Jeb Bush knows the way he would rule on same-sex marriage if he were a Supreme Court justice.

Interviewed Sunday by the Christian Broadcasting Network's David Brody, Bush was asked whether he believed that gay marriage was a right protected by the U.S. constitution. 

“I don’t, but I’m not a lawyer, and clearly this has been accelerated at a warp pace,” he said.

The Supreme Court is expected to rule sometime next month on whether gay marriage should be made legal in all 50 U.S. states, and Bush tied the future of the country itself to the issue of the family structure. 

"To imagine how we're going to succeed in our country unless we have committed family life, a child-centered family system, is hard to imagine," Bush said. "Irrespective of the Supreme Court ruling, because they're going to decide whatever they decide, and I don't know what they're going to do, we need to be stalwart supporters of traditional marriage."

In previous interviews, Bush has argued that same-sex marriage is something best left to the states to decide. On Sunday, however, he spoke about the issue in much more urgent, and moralistic terms.
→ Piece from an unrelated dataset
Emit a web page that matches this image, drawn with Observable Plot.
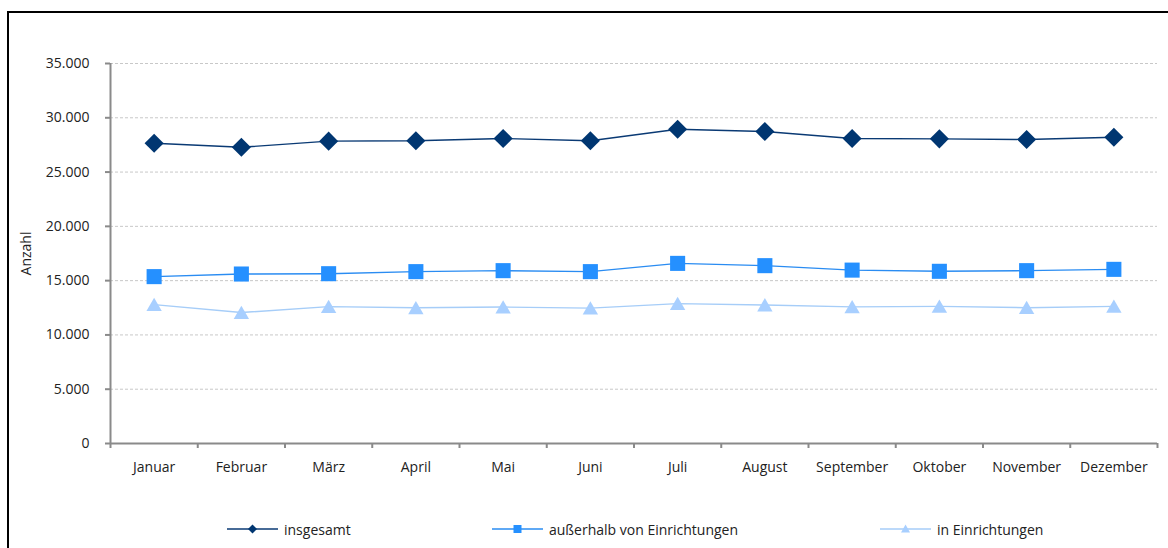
<!DOCTYPE html>
<html><head><meta charset="utf-8">
<script src="https://cdn.jsdelivr.net/npm/d3@7"></script>
<script src="https://cdn.jsdelivr.net/npm/@observablehq/plot@0.6"></script>
<style>
body{margin:0;background:#fff;font-family:"Open Sans",sans-serif;color:#222;}
#wrap{position:relative;width:1168px;height:548px;overflow:hidden;background:#fff;}
#border{position:absolute;left:7px;top:11px;width:1200px;height:600px;border:2px solid #000;box-sizing:border-box;pointer-events:none;z-index:2;}
.leg{position:absolute;top:518px;height:22px;display:flex;align-items:center;font-size:14px;white-space:nowrap;z-index:3;}
.leg svg{display:block;margin-right:6px;}
</style></head>
<body>
<div id="wrap"><div id="border"></div></div>
<script>
const months = ["Januar","Februar","März","April","Mai","Juni","Juli","August","September","Oktober","November","Dezember"];
const insgesamt = [27660,27290,27850,27880,28090,27880,28950,28740,28090,28060,28000,28210];
const ausserhalb = [15370,15610,15640,15830,15920,15830,16590,16380,15970,15860,15920,16040];
const inEinrichtungen = [12790,12060,12610,12500,12570,12470,12880,12760,12580,12630,12510,12630];
const seriesNames = ["insgesamt","außerhalb von Einrichtungen","in Einrichtungen"];
const yTicks = [0,5000,10000,15000,20000,25000,30000,35000];
const yLabel = "Anzahl";

const colors = ["#003671","#2590ff","#a8cfff"];
const lineColors = ["#0a3a74","#2a8cf2","#a6cdf8"];
const symbols = ["diamond2","square","triangle"];
const radii = [8.6,8.5,5.7];
const dys = [0,0,2];
const seriesValues = [insgesamt, ausserhalb, inEinrichtungen];

const de = d3.formatLocale({decimal:",", thousands:".", grouping:[3], currency:["","€"]});
const fmt = de.format(",");

const rows = seriesValues.map((vals, s) => months.map((m, i) => ({month: m, pos: i + 0.5, value: vals[i], series: seriesNames[s]})));

const gray = "#8a8a8a";
const marks = [
  Plot.ruleY(yTicks.filter(d => d > 0), {stroke: "#c8c8c8", strokeDasharray: "3,2", strokeWidth: 1}),
];
rows.forEach((r, s) => {
  marks.push(Plot.line(r, {x: "pos", y: "value", stroke: lineColors[s], strokeWidth: 1.4}));
});
rows.forEach((r, s) => {
  marks.push(Plot.dot(r, {x: "pos", y: "value", symbol: symbols[s], r: radii[s], fill: colors[s], stroke: "none", dy: dys[s]}));
});
marks.push(
  Plot.ruleX([0], {stroke: gray, strokeWidth: 2}),
  Plot.ruleY([0], {stroke: gray, strokeWidth: 2}),
  Plot.axisY({ticks: yTicks, tickFormat: fmt, tickSize: 5, tickPadding: 16, stroke: gray, strokeWidth: 2, fill: "#222", fontSize: 14, label: null}),
  Plot.axisX({ticks: d3.range(months.length + 1), tickFormat: () => "", tickSize: 5, stroke: gray, strokeWidth: 2, label: null}),
  Plot.axisX({ticks: months.map((m, i) => i + 0.5), tickFormat: d => months[Math.floor(d)], tickSize: 0, tickPadding: 19, fill: "#222", fontSize: 14, label: null}),
  Plot.text([yLabel], {frameAnchor: "left", textAnchor: "middle", dx: -84, rotate: -90, fontSize: 14, fill: "#222"})
);

const chart = Plot.plot({
  width: 1168,
  height: 548,
  marginLeft: 110,
  marginRight: 11,
  marginTop: 63,
  marginBottom: 105,
  style: {background: "transparent", fontFamily: "'Open Sans', sans-serif", fontSize: "14px", color: "#222"},
  x: {domain: [0, months.length]},
  y: {domain: [0, 35000]},
  marks
});
chart.style.position = "absolute";
chart.style.left = "0";
chart.style.top = "0";
const wrap = document.getElementById("wrap");
wrap.appendChild(chart);

// legend
const legLeft = [227, 492, 880];
const ns = "http://www.w3.org/2000/svg";
seriesNames.forEach((name, s) => {
  const item = document.createElement("div");
  item.className = "leg";
  item.style.left = legLeft[s] + "px";
  const svg = document.createElementNS(ns, "svg");
  svg.setAttribute("width", 51); svg.setAttribute("height", 20);
  const ln = document.createElementNS(ns, "line");
  ln.setAttribute("x1", 0); ln.setAttribute("x2", 51); ln.setAttribute("y1", 10); ln.setAttribute("y2", 10);
  ln.setAttribute("stroke", lineColors[s]); ln.setAttribute("stroke-width", 1.5);
  svg.appendChild(ln);
  const p = document.createElementNS(ns, "path");
  let d;
  if (s === 0) d = "M25.5,5.5L30,10L25.5,14.5L21,10Z";
  else if (s === 1) d = "M21.5,6L29.5,6L29.5,14L21.5,14Z";
  else d = "M25.5,5.5L30,13.5L21,13.5Z";
  p.setAttribute("d", d); p.setAttribute("fill", colors[s]);
  svg.appendChild(p);
  item.appendChild(svg);
  const t = document.createElement("span");
  t.textContent = name;
  item.appendChild(t);
  wrap.appendChild(item);
});
</script>
</body></html>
"If we want to create a right-to-rise society, where people, particularly children born in poverty, if we want to have them have a chance we should be—a core American value," Bush said, "we have to restore committed, loving family life with a mom and a dad loving their children with their heart and soul."

In the wake of the nationwide controversy over so-called religious freedom laws, that critics argue allow for discrimination against same-sex couples, Bush was asked whether he thought it acceptable for business owners to refuse to provide services for a gay wedding. 
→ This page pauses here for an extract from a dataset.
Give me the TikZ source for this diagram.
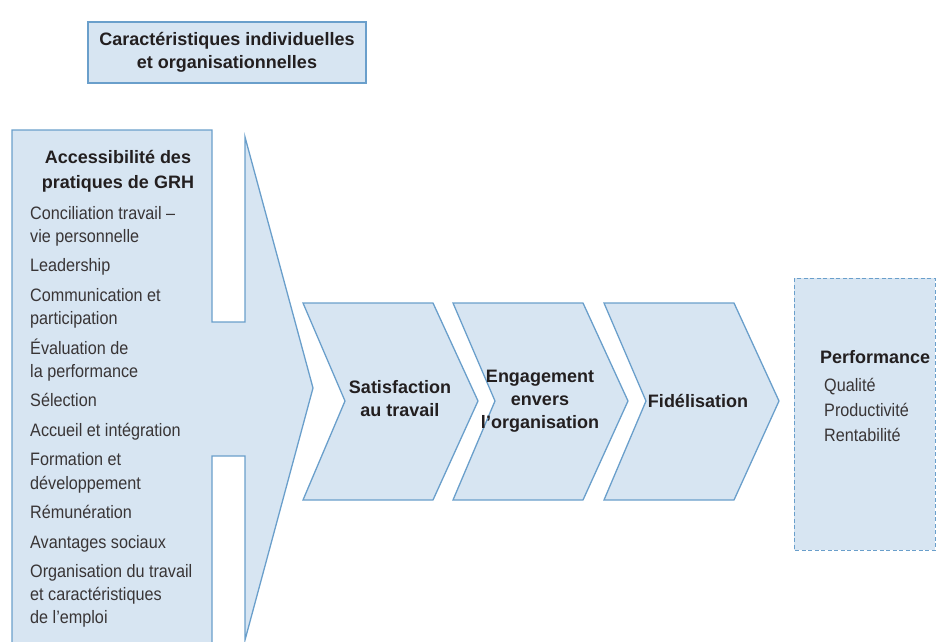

"Yeah, absolutely," Bush said. "If it's based on a religious belief. The best example is the florist in Washington state who may lose her business because of this and has lost a lot because of the costs of all of this. She had a regular customer who came in and she would provide flowers to him and he was going to marry his significant other—asked her to participate as a friend in the wedding, to help organize it, and she thought about it and said, 'look, I love you. You're my friend, but I can't participate. It goes against my conscience.'"

In the case Bush referenced, a superior court judge in Washington ruled in February that Baptist florist Barronelle Stutzman had violated the state's anti-discrimination and consumer protection laws by citing her religious beliefs as her reason for not providing floral arrangements for a same-sex wedding.

"A big country, a tolerant country ought to be able to figure out the difference between discriminating against someone because of their sexual orientation and forcing someone to participate in a wedding that they find goes against their moral beliefs," Bush said.